The combined ratio (COR) for ICICI Lombard (ICICIGI) remained elevated at 104.4% in Q3FY23 and 104.6% in 9MFY23. Recovery in motor loss ratios and traction in health (group as well as retail) have been the investment thesis for quite some time now and is still relevant. We remain constructive on such recovery and the Indian non-life insurance sector's strong growth potential. This remains our key investment argument for ICICIGI. Maintain BUY.

 

* We cut the valuation multiple from 40x to 35x factoring a structural trend of higher COR. COR of 102% could be the best outcome in near term considering the trend and the expense build up. The negative impact is likely to be offset by higher investment income. Higher absolute GDPI (9MFY23 growth of 21%) will aid the same. We therefore keep our FY23/24 PAT estimates unchanged at Rs17/20bn.

 

* Motor OD prices remain under pressure, but company maintains optimistic outlook based on early trends (this sense has lingered for some time now). Motor GDPI mix as of 9MFY23 for private vehicle segment stood at 50% while two wheelers/CV accounted for 28%/22% respectively. Motor premium growth for ICICIGI has been 10% YoY in 9MFY23, lower than the industry growth of 16.4% YoY as ICICIGI has been selective in underwriting.

 

* Growth prospects in health segment showing promise (both retail and group). Retail health agency vertical grew 40% YoY in Q3FY23. Bancassurance and ‘key relationship groups’ grew 39.3% YoY during the quarter. ICICI Bank distribution grew 30.9% YoY and non-ICICI Bank distribution was up 44.2% YoY. For Q3FY23, the loss ratio in group health (employer-employee) has been around 99.1%, while retail indemnity loss ratio has been 68% (higher QoQ).

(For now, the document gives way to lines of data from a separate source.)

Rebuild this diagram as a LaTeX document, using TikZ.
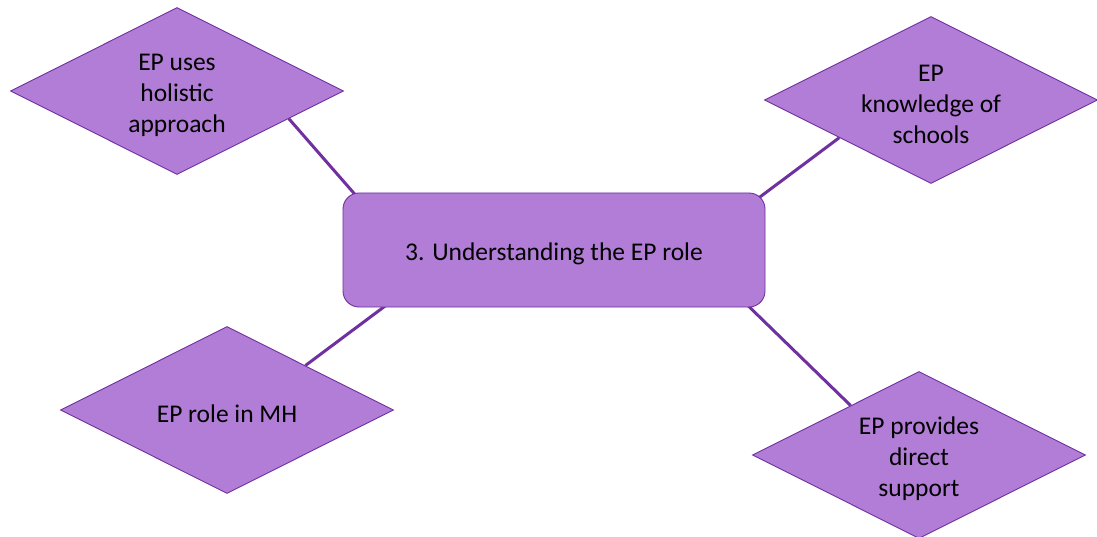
\documentclass[tikz,border=0pt]{standalone}
\usepackage{fontspec}
\setmainfont{Carlito}
\usetikzlibrary{shapes.geometric,backgrounds,calc}
\definecolor{mapfill}{RGB}{177,125,214}
\definecolor{mapline}{RGB}{112,48,160}
\tikzset{
  theme/.style={draw=mapline, line width=0.9pt, fill=mapfill},
  hub/.style={theme, rectangle, rounded corners=16pt,
    minimum width=422pt, minimum height=114pt, inner sep=0pt},
  leaf/.style={theme, diamond, shape aspect=2, inner sep=0pt,
    minimum width=333pt, minimum height=167pt},
  caption/.style={text=black, align=center, inner sep=0pt,
    font=\fontsize{25.5}{31}\selectfont},
  link/.style={draw=mapline, line width=3pt}
}
\begin{document}
\begin{tikzpicture}[x=1pt, y=-1pt]
  \useasboundingbox (0,0) rectangle (1097,537);

  % central theme and its four sub-themes
  \node[hub] (c) at (554,250) {};
  \node[leaf] (tl) at (177,91) {};
  \node[leaf] (tr) at (931,100) {};
  \node[leaf] (bl) at (227,410) {};
  \node[leaf] (br) at (919,455) {};

  % their labels, set a little below each shape's centre
  \node[caption] (c-text)  at ($(c)+(0,4)$)  {3. Understanding the EP role};
  \node[caption] (tl-text) at ($(tl)+(0,4)$) {EP uses\\holistic\\approach};
  \node[caption] (tr-text) at ($(tr)+(0,4)$) {EP\\knowledge of\\schools};
  \node[caption] (bl-text) at ($(bl)+(0,4)$) {EP role in MH};
  \node[caption] (br-text) at ($(br)+(0,4)$) {EP provides\\direct\\support};

  % spokes, drawn behind the shapes
  \begin{scope}[on background layer]
    \draw[link] ($(tl.east)!0.33!(tl.south)$) -- ($(c.north west)+(30,22)$);
    \draw[link] ($(tr.west)!0.45!(tr.south)$) -- ($(c.north east)+(-25,19)$);
    \draw[link] ($(bl.north)!0.47!(bl.east)$) -- ($(c.south west)+(50,-7)$);
    \draw[link] ($(br.north)!0.41!(br.west)$) -- ($(c.south east)+(-30,-14)$);
  \end{scope}
\end{tikzpicture}
\end{document}
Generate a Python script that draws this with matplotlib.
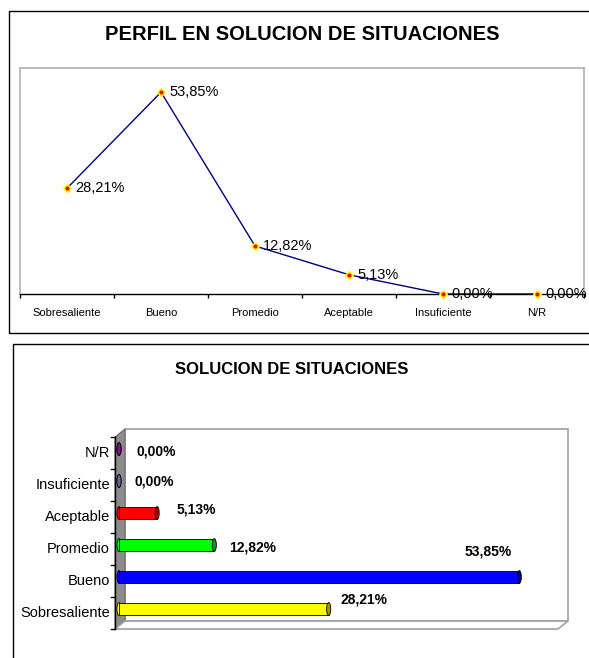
import numpy as np
import matplotlib
matplotlib.use("Agg")
import matplotlib.pyplot as plt
from matplotlib.patches import Rectangle, Polygon, Ellipse

plt.rcParams['font.family'] = ['Liberation Sans', 'DejaVu Sans']

categories = ['Sobresaliente', 'Bueno', 'Promedio', 'Aceptable', 'Insuficiente', 'N/R']
values = [28.21, 53.85, 12.82, 5.13, 0.00, 0.00]
bar_colors = ['#FFFF00', '#0000FF', '#00FF00', '#FF0000', '#666699', '#990099']
cap_colors = ['#9c9c00', '#00008c', '#00a000', '#a00000', '#666699', '#990099']
# label offsets in pixels for the 3d bar chart (dx, dy)
label_offsets = [(35, 9), (-31, 25), (38, -2), (39, 3), (35, -1), (37, -2)]

W, H = 589, 658
fig = plt.figure(figsize=(W / 100, H / 100), dpi=100)


def fx(x):
    return x / W


def fy(y):
    return 1 - y / H


def pct(v):
    return ('%.2f%%' % v).replace('.', ',')


# ---- top chart: line ----
fig.patches.append(Rectangle((fx(9), fy(333)), 1.2, fy(11) - fy(333), fill=False,
                             edgecolor='black', lw=1, transform=fig.transFigure))
fig.text(fx(302), fy(35), 'PERFIL EN SOLUCION DE SITUACIONES', fontsize=14.5,
         weight='bold', ha='center', va='center')

ax1 = fig.add_axes([fx(20), fy(294), (584 - 20) / W, (294 - 68) / H])
x = np.arange(len(categories))
ax1.plot(x, values, color='#000080', lw=1, zorder=3)
ax1.plot(x, values, 'D', ms=4.5, mfc='#ffff00', mec='#ffff00', zorder=4, clip_on=False)
ax1.plot(x, values, 'o', ms=2, color='red', zorder=5, clip_on=False)
ax1.set_xlim(-0.5, 5.5)
ax1.set_ylim(0, 60.3)
ax1.set_yticks([])
ax1.set_xticks(np.arange(-0.5, 6, 1))
ax1.set_xticklabels([])
ax1.tick_params(axis='x', which='major', direction='out', length=3, width=1, color='black')
ax1.set_xticks(x, minor=True)
ax1.set_xticklabels(categories, minor=True, fontsize=8)
ax1.tick_params(axis='x', which='minor', length=0, pad=10)
for s in ['left', 'top', 'right']:
    ax1.spines[s].set_color('#b0b0b0')
    ax1.spines[s].set_linewidth(1.2)
ax1.spines['bottom'].set_color('black')
ax1.spines['bottom'].set_linewidth(1)
for i, v in enumerate(values):
    ax1.annotate(pct(v), (i, v), xytext=(8, 0), textcoords='offset pixels',
                 va='center', ha='left', fontsize=10.5, zorder=6, annotation_clip=False)

# ---- bottom chart: 3d style bars ----
fig.patches.append(Rectangle((fx(13), fy(720)), 1.2, fy(344) - fy(720), fill=False,
                             edgecolor='black', lw=1, transform=fig.transFigure))
fig.text(fx(292), fy(369), 'SOLUCION DE SITUACIONES', fontsize=12,
         weight='bold', ha='center', va='center')

ax2 = fig.add_axes([fx(119), fy(625), 446 / W, 192 / H])
ax2.set_xlim(0, 60)
ax2.set_ylim(-0.5, 5.5)
ax2.axis('off')

tf = fig.transFigure
# back wall, side wall and floor
ax2.add_patch(Polygon([(fx(125), fy(429)), (fx(568), fy(429)), (fx(568), fy(621)),
                       (fx(125), fy(621))], closed=True, facecolor='white',
                      edgecolor='#a0a0a0', lw=1.2, transform=tf, clip_on=False, zorder=0))
ax2.add_patch(Polygon([(fx(115), fy(437)), (fx(125), fy(429)), (fx(125), fy(621)),
                       (fx(115), fy(629))], closed=True, facecolor='#8c8c8c',
                      edgecolor='#6a6a6a', lw=0.8, transform=tf, clip_on=False, zorder=0.5))
ax2.add_patch(Polygon([(fx(115), fy(629)), (fx(125), fy(621)), (fx(568), fy(621)),
                       (fx(558), fy(629))], closed=True, facecolor='white',
                      edgecolor='#a0a0a0', lw=1.2, transform=tf, clip_on=False, zorder=0.5))
ax2.add_line(plt.Line2D([fx(115), fx(115)], [fy(437), fy(629)], color='black', lw=1,
                        transform=tf, clip_on=False, zorder=1))
for k in range(7):
    yy = 437 + 32 * k
    ax2.add_line(plt.Line2D([fx(111), fx(115)], [fy(yy), fy(yy)], color='black', lw=1,
                            transform=tf, clip_on=False, zorder=1))

bh = 0.4
cap_w = 0.55
y = np.arange(len(categories))
for i, v in enumerate(values):
    ax2.add_patch(Ellipse((0, i), cap_w, bh, facecolor=bar_colors[i], edgecolor='black',
                          lw=0.6, zorder=2, clip_on=False))
ax2.barh(y, values, height=bh, color=bar_colors, edgecolor='black', lw=0.6, zorder=3)
for i, v in enumerate(values):
    ax2.add_patch(Ellipse((v, i), cap_w, bh, facecolor=cap_colors[i], edgecolor='black',
                          lw=0.6, zorder=4, clip_on=False))
    dx, dy = label_offsets[i]
    ax2.annotate(pct(v), (v, i), xytext=(dx, dy), textcoords='offset pixels',
                 ha='center', va='center', fontsize=10, weight='bold',
                 annotation_clip=False)
    ax2.annotate(categories[i], (0, i), xycoords=('axes fraction', 'data'),
                 xytext=(-9, -4), textcoords='offset pixels', ha='right', va='center',
                 fontsize=10.5, annotation_clip=False)

fig.savefig('out.png', dpi=100)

Retail health repricing of the renewal book has been done and this will likely help improve the loss ratios ahead. Bank-driven retail indemnity attachment sales and sales from partnerships post the acquisition of Bharti Axa are building momentum. Total downloads for IL Take Care app are now at >3.7mn. Sales through the app have also witnessed significant jump from Rs100mn in Q1FY23 to Rs275mn in Q2FY23 and Rs350mn in Q3FY23. Overall agency force with point of sale is now >100k.

 

* Maintain BUY with a revised target price of Rs1,445 (earlier Rs1,650) based on 35x (40x earlier) FY24E EPS of Rs41.3 (unchanged). Key elements of our forecast include: 1) 23%/17% GDPI growth in FY23E/FY24E, 2) gradual improvement in the COR from 108.8% in FY22 to 102.5% in FY24E, 3) investment leverage at 4.2x levels, and 4) investment yields of ~8% in FY23E/ FY24E respectively. This leads to an earnings CAGR of 26% and RoE improvement from 15.4% to 18.4% between FY22-FY24E. ? Risks to earnings include: 1) Prolonged competitive pressures resulting in less attractive balance between growth and COR; and 2) Continued pricing pressure in motor segment; and (3) regulatory disruptions creating near-term headwinds.